There are 49 heritage areas in the country, said Mark Bouman, program director of The Field Museum and president of the Calumet Heritage Partnership. For every federal dollar spent, the heritage areas generate $5.50 for the local economy, he said.

According to a study conducted in February on six of those heritage areas, the sites are projected to generate $12.9 billion in economic activity and create 148,000 jobs nationally. The study was done for the Alliance of National Heritage Areas.

“Combining Pullman and the Indiana Dunes is very important,” said Mike Shymanski, president of the Historic Pullman Foundation. He thinks the labor strife associated with Pullman’s story is particularly relevant to today because it came at a time of economic recession.

“Having a national park at each end of our area would bring people to our area, while also giving us the ability to tell our stories and display our resources to our advantage,” said Scymanski, who also serves as vice president of the Dunes National Park Association.

The gathering was sponsored by the Illinois Historic Preservation Agency, ArcelorMittal and The Field Museum.

Bouman said a lot of the people who started out backing the Pullman project have come to realize that supporting Indiana Dunes' efforts will strengthen their own position.

“The Dunes are a significant part of the overall goal,” he said. “We’re hearing a lot about the Dunes because they are a significant part of this effort.”

Diane Banta, an outdoor recreation planner for the National Park Service, said she wonders if the Dunes and the Pullman factory are associated with South Side Chicago and that may be why some are reluctant to support these projects.
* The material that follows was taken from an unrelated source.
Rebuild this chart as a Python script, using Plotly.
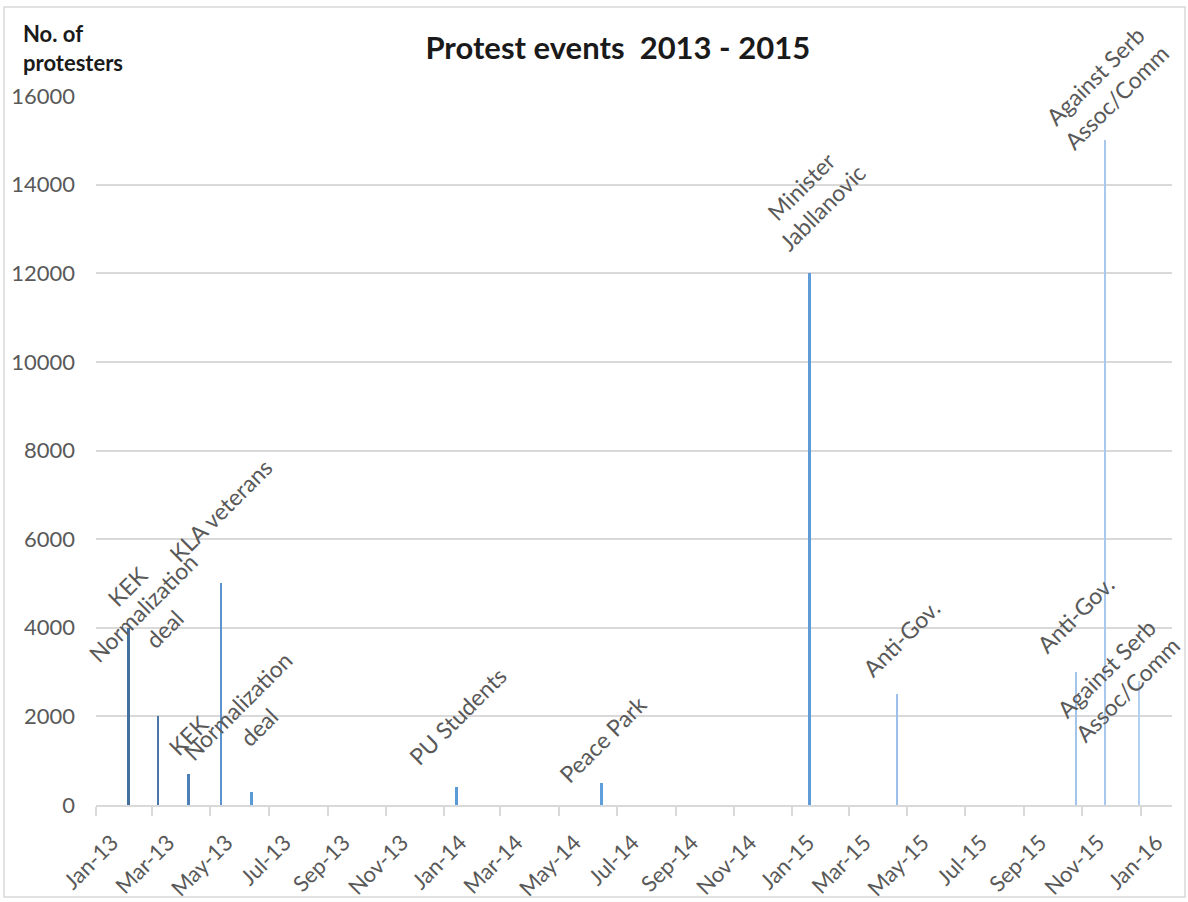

“There’s this view in Chicago that the North Side, they get the money for trails, they have the Cubs,” Banta said. “We have the White Sox, and we don’t get any money for trails.”

But Banta said she thinks that having Pullman backers spending time to support improvement of the Indiana Dunes will be the key to getting this project approved.

“The people did the right thing to get support. I think it’s going to happen,” she said.


* EDITOR'S NOTE: This story has been corrected from an earlier version.